> _WHAT THE TASK REQUIRES_
Give the data below again exactly as written, without its pictures.

=-=-=

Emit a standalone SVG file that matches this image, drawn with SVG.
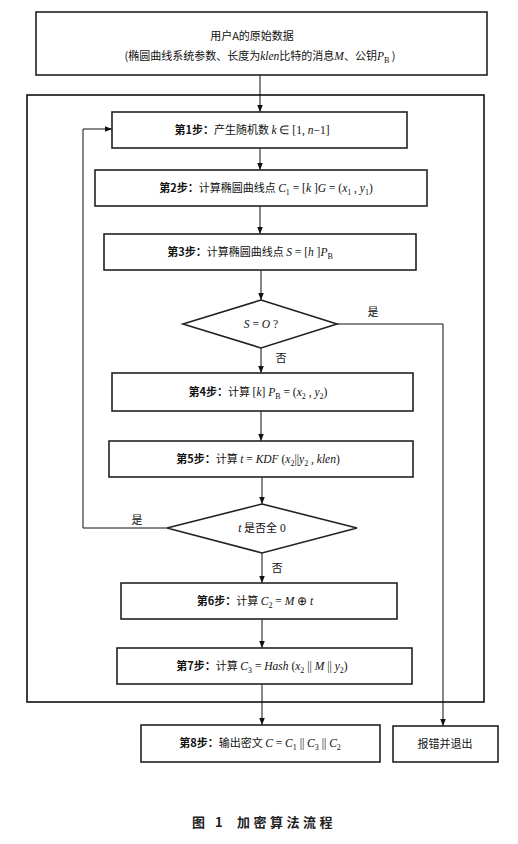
<svg xmlns="http://www.w3.org/2000/svg" width="518" height="844" viewBox="0 0 518 844">
<style>
.box{fill:#fff;stroke:#222;stroke-width:1.6}
.outer{fill:none;stroke:#111;stroke-width:1.6}
.ln{fill:none;stroke:#111;stroke-width:1}
.t{font-family:"Noto Sans CJK SC","Liberation Serif",serif;font-size:11px;fill:#111;text-anchor:middle}
.b{font-weight:bold}
.m{font-family:"Liberation Serif",serif;font-style:italic;font-size:11.5px}
.r{font-family:"Liberation Serif",serif;font-size:11.5px}
.s{font-size:8px}
.cap{font-family:"Noto Sans CJK SC",sans-serif;font-size:13px;font-weight:bold;fill:#222;letter-spacing:3.5px}
</style>
<defs>
<marker id="ar" viewBox="0 0 10 10" refX="10" refY="5" markerWidth="7" markerHeight="7" orient="auto" markerUnits="userSpaceOnUse">
<path d="M0,1 L10,5 L0,9 Z" fill="#111"/>
</marker>
</defs>
<rect class="outer" x="27" y="95" width="457" height="607"/>
<g id="connectors">
<path class="ln" d="M260,75 V112" marker-end="url(#ar)"/>
<path class="ln" d="M260,148 V170" marker-end="url(#ar)"/>
<path class="ln" d="M260,206 V234" marker-end="url(#ar)"/>
<path class="ln" d="M261,270 V300" marker-end="url(#ar)"/>
<path class="ln" d="M261,348 V373" marker-end="url(#ar)"/>
<path class="ln" d="M337,324 H443 V726" marker-end="url(#ar)"/>
<path class="ln" d="M261,411 V441" marker-end="url(#ar)"/>
<path class="ln" d="M262,477 V504" marker-end="url(#ar)"/>
<path class="ln" d="M167,528 H83 V129 H112" marker-end="url(#ar)"/>
<path class="ln" d="M262,553 V583" marker-end="url(#ar)"/>
<path class="ln" d="M262,619 V648" marker-end="url(#ar)"/>
<path class="ln" d="M262,684 V725" marker-end="url(#ar)"/>
<text class="t" x="373" y="316">是</text>
<text class="t" x="281" y="362">否</text>
<text class="t" x="137" y="524">是</text>
<text class="t" x="277" y="572">否</text>
</g>
<g id="n0">
<rect class="box" x="36" y="12" width="451" height="63"/>
<text class="t" x="252" y="40">用户A的原始数据</text>
<text class="t" x="260" y="60">(椭圆曲线系统参数、长度为<tspan class="m">klen</tspan>比特的消息<tspan class="m">M</tspan>、公钥<tspan class="m">P</tspan><tspan class="r s" dy="3">B</tspan><tspan dy="-3"> )</tspan></text>
</g>
<g id="n1">
<rect class="box" x="112" y="112" width="295" height="36"/>
<text class="t" x="252" y="134"><tspan class="b">第1步：</tspan>产生随机数 <tspan class="m">k</tspan><tspan class="r"> ∈ [1, </tspan><tspan class="m">n</tspan><tspan class="r">−1]</tspan></text>
</g>
<g id="n2">
<rect class="box" x="95" y="170" width="332" height="36"/>
<text class="t" x="266" y="192"><tspan class="b">第2步：</tspan>计算椭圆曲线点 <tspan class="m">C</tspan><tspan class="r s" dy="3">1</tspan><tspan class="r" dy="-3"> = [</tspan><tspan class="m">k</tspan><tspan class="r"> ]</tspan><tspan class="m">G</tspan><tspan class="r"> = (</tspan><tspan class="m">x</tspan><tspan class="r s" dy="3">1</tspan><tspan class="r" dy="-3"> , </tspan><tspan class="m">y</tspan><tspan class="r s" dy="3">1</tspan><tspan class="r" dy="-3">)</tspan></text>
</g>
<g id="n3">
<rect class="box" x="104" y="234" width="312" height="36"/>
<text class="t" x="250" y="256"><tspan class="b">第3步：</tspan>计算椭圆曲线点 <tspan class="m">S</tspan><tspan class="r"> = [</tspan><tspan class="m">h</tspan><tspan class="r"> ]</tspan><tspan class="m">P</tspan><tspan class="r s" dy="3">B</tspan></text>
</g>
<g id="d1">
<polygon class="box" points="261,300 337,324 261,348 183,324"/>
<text class="t" x="261" y="328"><tspan class="m">S</tspan><tspan class="r"> = </tspan><tspan class="m">O</tspan><tspan class="r"> ?</tspan></text>
</g>
<g id="n4">
<rect class="box" x="112" y="373" width="301" height="38"/>
<text class="t" x="258" y="396"><tspan class="b">第4步：</tspan>计算 <tspan class="r">[</tspan><tspan class="m">k</tspan><tspan class="r">] </tspan><tspan class="m">P</tspan><tspan class="r s" dy="3">B</tspan><tspan class="r" dy="-3"> = (</tspan><tspan class="m">x</tspan><tspan class="r s" dy="3">2</tspan><tspan class="r" dy="-3"> , </tspan><tspan class="m">y</tspan><tspan class="r s" dy="3">2</tspan><tspan class="r" dy="-3">)</tspan></text>
</g>
<g id="n5">
<rect class="box" x="109" y="441" width="304" height="36"/>
<text class="t" x="258" y="463"><tspan class="b">第5步：</tspan>计算 <tspan class="m">t</tspan><tspan class="r"> = </tspan><tspan class="m">KDF</tspan><tspan class="r"> (</tspan><tspan class="m">x</tspan><tspan class="r s" dy="3">2</tspan><tspan class="r" dy="-3">||</tspan><tspan class="m">y</tspan><tspan class="r s" dy="3">2</tspan><tspan class="r" dy="-3"> , </tspan><tspan class="m">klen</tspan><tspan class="r">)</tspan></text>
</g>
<g id="d2">
<polygon class="box" points="262,504 357,528 262,553 167,528"/>
<text class="t" x="262" y="532"><tspan class="m">t</tspan> 是否全<tspan class="r"> 0</tspan></text>
</g>
<g id="n6">
<rect class="box" x="121" y="583" width="276" height="36"/>
<text class="t" x="255" y="605"><tspan class="b">第6步：</tspan>计算 <tspan class="m">C</tspan><tspan class="r s" dy="3">2</tspan><tspan class="r" dy="-3"> = </tspan><tspan class="m">M</tspan><tspan class="r"> ⊕ </tspan><tspan class="m">t</tspan></text>
</g>
<g id="n7">
<rect class="box" x="117" y="648" width="295" height="36"/>
<text class="t" x="262" y="670"><tspan class="b">第7步：</tspan>计算 <tspan class="m">C</tspan><tspan class="r s" dy="3">3</tspan><tspan class="r" dy="-3"> = </tspan><tspan class="m">Hash</tspan><tspan class="r"> (</tspan><tspan class="m">x</tspan><tspan class="r s" dy="3">2</tspan><tspan class="r" dy="-3"> || </tspan><tspan class="m">M</tspan><tspan class="r">  || </tspan><tspan class="m">y</tspan><tspan class="r s" dy="3">2</tspan><tspan class="r" dy="-3">)</tspan></text>
</g>
<g id="n8">
<rect class="box" x="141" y="725" width="239" height="37"/>
<text class="t" x="260" y="747"><tspan class="b">第8步：</tspan>输出密文 <tspan class="m">C</tspan><tspan class="r"> = </tspan><tspan class="m">C</tspan><tspan class="r s" dy="3">1</tspan><tspan class="r" dy="-3"> || </tspan><tspan class="m">C</tspan><tspan class="r s" dy="3">3</tspan><tspan class="r" dy="-3"> || </tspan><tspan class="m">C</tspan><tspan class="r s" dy="3">2</tspan></text>
</g>
<g id="n9">
<rect class="box" x="393" y="726" width="105" height="36"/>
<text class="t" x="445" y="748">报错并退出</text>
</g>
<text class="cap" y="827"><tspan x="192">图 1</tspan><tspan x="237">加密算法流程</tspan></text>
</svg>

=-=-=

> _EXERCISE ANSWER_
Emit a standalone SVG file that matches this image, drawn with SVG.
<svg xmlns="http://www.w3.org/2000/svg" width="518" height="844" viewBox="0 0 518 844">
<style>
.box{fill:#fff;stroke:#222;stroke-width:1.6}
.outer{fill:none;stroke:#111;stroke-width:1.6}
.ln{fill:none;stroke:#111;stroke-width:1}
.t{font-family:"Noto Sans CJK SC","Liberation Serif",serif;font-size:11px;fill:#111;text-anchor:middle}
.b{font-weight:bold}
.m{font-family:"Liberation Serif",serif;font-style:italic;font-size:11.5px}
.r{font-family:"Liberation Serif",serif;font-size:11.5px}
.s{font-size:8px}
.cap{font-family:"Noto Sans CJK SC",sans-serif;font-size:13px;font-weight:bold;fill:#222;letter-spacing:3.5px}
</style>
<defs>
<marker id="ar" viewBox="0 0 10 10" refX="10" refY="5" markerWidth="7" markerHeight="7" orient="auto" markerUnits="userSpaceOnUse">
<path d="M0,1 L10,5 L0,9 Z" fill="#111"/>
</marker>
</defs>
<rect class="outer" x="27" y="95" width="457" height="607"/>
<g id="connectors">
<path class="ln" d="M260,75 V112" marker-end="url(#ar)"/>
<path class="ln" d="M260,148 V170" marker-end="url(#ar)"/>
<path class="ln" d="M260,206 V234" marker-end="url(#ar)"/>
<path class="ln" d="M261,270 V300" marker-end="url(#ar)"/>
<path class="ln" d="M261,348 V373" marker-end="url(#ar)"/>
<path class="ln" d="M337,324 H443 V726" marker-end="url(#ar)"/>
<path class="ln" d="M261,411 V441" marker-end="url(#ar)"/>
<path class="ln" d="M262,477 V504" marker-end="url(#ar)"/>
<path class="ln" d="M167,528 H83 V129 H112" marker-end="url(#ar)"/>
<path class="ln" d="M262,553 V583" marker-end="url(#ar)"/>
<path class="ln" d="M262,619 V648" marker-end="url(#ar)"/>
<path class="ln" d="M262,684 V725" marker-end="url(#ar)"/>
<text class="t" x="373" y="316">是</text>
<text class="t" x="281" y="362">否</text>
<text class="t" x="137" y="524">是</text>
<text class="t" x="277" y="572">否</text>
</g>
<g id="n0">
<rect class="box" x="36" y="12" width="451" height="63"/>
<text class="t" x="252" y="40">用户A的原始数据</text>
<text class="t" x="260" y="60">(椭圆曲线系统参数、长度为<tspan class="m">klen</tspan>比特的消息<tspan class="m">M</tspan>、公钥<tspan class="m">P</tspan><tspan class="r s" dy="3">B</tspan><tspan dy="-3"> )</tspan></text>
</g>
<g id="n1">
<rect class="box" x="112" y="112" width="295" height="36"/>
<text class="t" x="252" y="134"><tspan class="b">第1步：</tspan>产生随机数 <tspan class="m">k</tspan><tspan class="r"> ∈ [1, </tspan><tspan class="m">n</tspan><tspan class="r">−1]</tspan></text>
</g>
<g id="n2">
<rect class="box" x="95" y="170" width="332" height="36"/>
<text class="t" x="266" y="192"><tspan class="b">第2步：</tspan>计算椭圆曲线点 <tspan class="m">C</tspan><tspan class="r s" dy="3">1</tspan><tspan class="r" dy="-3"> = [</tspan><tspan class="m">k</tspan><tspan class="r"> ]</tspan><tspan class="m">G</tspan><tspan class="r"> = (</tspan><tspan class="m">x</tspan><tspan class="r s" dy="3">1</tspan><tspan class="r" dy="-3"> , </tspan><tspan class="m">y</tspan><tspan class="r s" dy="3">1</tspan><tspan class="r" dy="-3">)</tspan></text>
</g>
<g id="n3">
<rect class="box" x="104" y="234" width="312" height="36"/>
<text class="t" x="250" y="256"><tspan class="b">第3步：</tspan>计算椭圆曲线点 <tspan class="m">S</tspan><tspan class="r"> = [</tspan><tspan class="m">h</tspan><tspan class="r"> ]</tspan><tspan class="m">P</tspan><tspan class="r s" dy="3">B</tspan></text>
</g>
<g id="d1">
<polygon class="box" points="261,300 337,324 261,348 183,324"/>
<text class="t" x="261" y="328"><tspan class="m">S</tspan><tspan class="r"> = </tspan><tspan class="m">O</tspan><tspan class="r"> ?</tspan></text>
</g>
<g id="n4">
<rect class="box" x="112" y="373" width="301" height="38"/>
<text class="t" x="258" y="396"><tspan class="b">第4步：</tspan>计算 <tspan class="r">[</tspan><tspan class="m">k</tspan><tspan class="r">] </tspan><tspan class="m">P</tspan><tspan class="r s" dy="3">B</tspan><tspan class="r" dy="-3"> = (</tspan><tspan class="m">x</tspan><tspan class="r s" dy="3">2</tspan><tspan class="r" dy="-3"> , </tspan><tspan class="m">y</tspan><tspan class="r s" dy="3">2</tspan><tspan class="r" dy="-3">)</tspan></text>
</g>
<g id="n5">
<rect class="box" x="109" y="441" width="304" height="36"/>
<text class="t" x="258" y="463"><tspan class="b">第5步：</tspan>计算 <tspan class="m">t</tspan><tspan class="r"> = </tspan><tspan class="m">KDF</tspan><tspan class="r"> (</tspan><tspan class="m">x</tspan><tspan class="r s" dy="3">2</tspan><tspan class="r" dy="-3">||</tspan><tspan class="m">y</tspan><tspan class="r s" dy="3">2</tspan><tspan class="r" dy="-3"> , </tspan><tspan class="m">klen</tspan><tspan class="r">)</tspan></text>
</g>
<g id="d2">
<polygon class="box" points="262,504 357,528 262,553 167,528"/>
<text class="t" x="262" y="532"><tspan class="m">t</tspan> 是否全<tspan class="r"> 0</tspan></text>
</g>
<g id="n6">
<rect class="box" x="121" y="583" width="276" height="36"/>
<text class="t" x="255" y="605"><tspan class="b">第6步：</tspan>计算 <tspan class="m">C</tspan><tspan class="r s" dy="3">2</tspan><tspan class="r" dy="-3"> = </tspan><tspan class="m">M</tspan><tspan class="r"> ⊕ </tspan><tspan class="m">t</tspan></text>
</g>
<g id="n7">
<rect class="box" x="117" y="648" width="295" height="36"/>
<text class="t" x="262" y="670"><tspan class="b">第7步：</tspan>计算 <tspan class="m">C</tspan><tspan class="r s" dy="3">3</tspan><tspan class="r" dy="-3"> = </tspan><tspan class="m">Hash</tspan><tspan class="r"> (</tspan><tspan class="m">x</tspan><tspan class="r s" dy="3">2</tspan><tspan class="r" dy="-3"> || </tspan><tspan class="m">M</tspan><tspan class="r">  || </tspan><tspan class="m">y</tspan><tspan class="r s" dy="3">2</tspan><tspan class="r" dy="-3">)</tspan></text>
</g>
<g id="n8">
<rect class="box" x="141" y="725" width="239" height="37"/>
<text class="t" x="260" y="747"><tspan class="b">第8步：</tspan>输出密文 <tspan class="m">C</tspan><tspan class="r"> = </tspan><tspan class="m">C</tspan><tspan class="r s" dy="3">1</tspan><tspan class="r" dy="-3"> || </tspan><tspan class="m">C</tspan><tspan class="r s" dy="3">3</tspan><tspan class="r" dy="-3"> || </tspan><tspan class="m">C</tspan><tspan class="r s" dy="3">2</tspan></text>
</g>
<g id="n9">
<rect class="box" x="393" y="726" width="105" height="36"/>
<text class="t" x="445" y="748">报错并退出</text>
</g>
<text class="cap" y="827"><tspan x="192">图 1</tspan><tspan x="237">加密算法流程</tspan></text>
</svg>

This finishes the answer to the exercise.